PROVO A little-known collection of Scottish author Robert Burns' books, poems and papers perhaps the largest existing collection has been in the L. Tom Perry Special Collections section of the Brigham Young University Harold B. Lee Library since the 1920s.
Some of the items may go on display at the annual supper in the university's Wilkinson Center honoring Scotland's national bard on Saturday. For more than two centuries Burns' devotees have been honoring him in suppers around the world on or near his birthday.
Although Burns' heart gave out at an early age (he died at 37), he shared it often with the lassies and left many descendents "some of whom were legitimate," said BYU English professor Matthew Wickman. He also shared his poetry and other works with the world, including the lyrics to the tune, "Auld Lang Syne," traditionally sung every New Year's Eve.
More than 900 Burns items are in the BYU collection. The core was willed to the library by former Salt Lake public library librarian, Mrs. Robert Forster.
It includes both the 1787 Kilmarnock Edition and the 1793 Edinburgh Edition of poetry. The latter contains additions to the first printing, including the "peasant poet's" famous poem, "Address to the Haggis."
Many of his poems were written in the Scottish dialect.
"Burns was a unique Scottish author in that he was popular in his life and still is," Wickman said. He described Burns as a poet of the people and a craftsman as a wordsmith.
"(His writing was) folksy but highly crafted," Wickman said.
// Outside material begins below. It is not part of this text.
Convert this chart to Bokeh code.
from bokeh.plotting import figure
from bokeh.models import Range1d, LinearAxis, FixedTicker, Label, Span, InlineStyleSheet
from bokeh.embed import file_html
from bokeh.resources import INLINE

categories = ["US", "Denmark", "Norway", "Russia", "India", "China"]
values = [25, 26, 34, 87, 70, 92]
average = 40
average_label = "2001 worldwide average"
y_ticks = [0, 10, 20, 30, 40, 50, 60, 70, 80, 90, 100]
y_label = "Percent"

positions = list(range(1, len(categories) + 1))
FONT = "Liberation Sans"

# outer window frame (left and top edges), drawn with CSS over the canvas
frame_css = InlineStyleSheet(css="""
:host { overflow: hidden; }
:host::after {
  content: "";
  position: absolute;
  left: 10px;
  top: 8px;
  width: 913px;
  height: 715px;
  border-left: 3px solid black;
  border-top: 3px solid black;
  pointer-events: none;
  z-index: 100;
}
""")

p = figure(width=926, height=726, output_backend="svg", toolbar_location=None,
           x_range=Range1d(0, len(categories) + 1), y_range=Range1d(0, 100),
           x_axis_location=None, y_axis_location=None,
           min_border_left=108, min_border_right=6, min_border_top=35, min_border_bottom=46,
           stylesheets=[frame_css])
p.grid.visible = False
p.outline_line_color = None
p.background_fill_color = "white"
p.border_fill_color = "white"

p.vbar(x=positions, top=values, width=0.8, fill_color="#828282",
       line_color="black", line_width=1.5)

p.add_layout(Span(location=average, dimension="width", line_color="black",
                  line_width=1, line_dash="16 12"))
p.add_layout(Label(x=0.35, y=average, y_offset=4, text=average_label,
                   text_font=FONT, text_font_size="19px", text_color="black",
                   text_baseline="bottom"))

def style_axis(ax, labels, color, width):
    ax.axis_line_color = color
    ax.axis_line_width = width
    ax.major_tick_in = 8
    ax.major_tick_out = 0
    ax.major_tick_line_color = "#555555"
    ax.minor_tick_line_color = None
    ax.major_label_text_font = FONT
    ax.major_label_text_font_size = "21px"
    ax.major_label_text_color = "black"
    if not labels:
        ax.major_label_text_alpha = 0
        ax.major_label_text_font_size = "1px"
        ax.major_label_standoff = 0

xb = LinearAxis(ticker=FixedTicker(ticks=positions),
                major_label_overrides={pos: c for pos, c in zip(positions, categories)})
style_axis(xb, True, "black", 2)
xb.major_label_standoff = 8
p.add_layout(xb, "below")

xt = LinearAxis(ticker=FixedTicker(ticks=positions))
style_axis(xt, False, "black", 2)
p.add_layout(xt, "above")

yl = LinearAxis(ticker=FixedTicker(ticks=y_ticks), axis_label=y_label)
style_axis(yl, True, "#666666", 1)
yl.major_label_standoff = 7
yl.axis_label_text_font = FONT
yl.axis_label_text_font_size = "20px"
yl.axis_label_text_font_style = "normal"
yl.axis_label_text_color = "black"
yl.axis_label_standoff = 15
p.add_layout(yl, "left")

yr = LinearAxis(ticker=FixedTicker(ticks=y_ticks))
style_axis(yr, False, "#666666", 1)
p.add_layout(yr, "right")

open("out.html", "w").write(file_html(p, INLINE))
His works included drinking songs and songs about sex.
Many consider Burns a pioneer of the Romantic Movement, which after his death inspired the founders of liberalism and socialism. His "Scots Wha Hae" became the unofficial Scottish national anthem for years.The collection includes miniature books measuring 12 centimeters by 3 centimeters, and the library continues to collect Burns' works.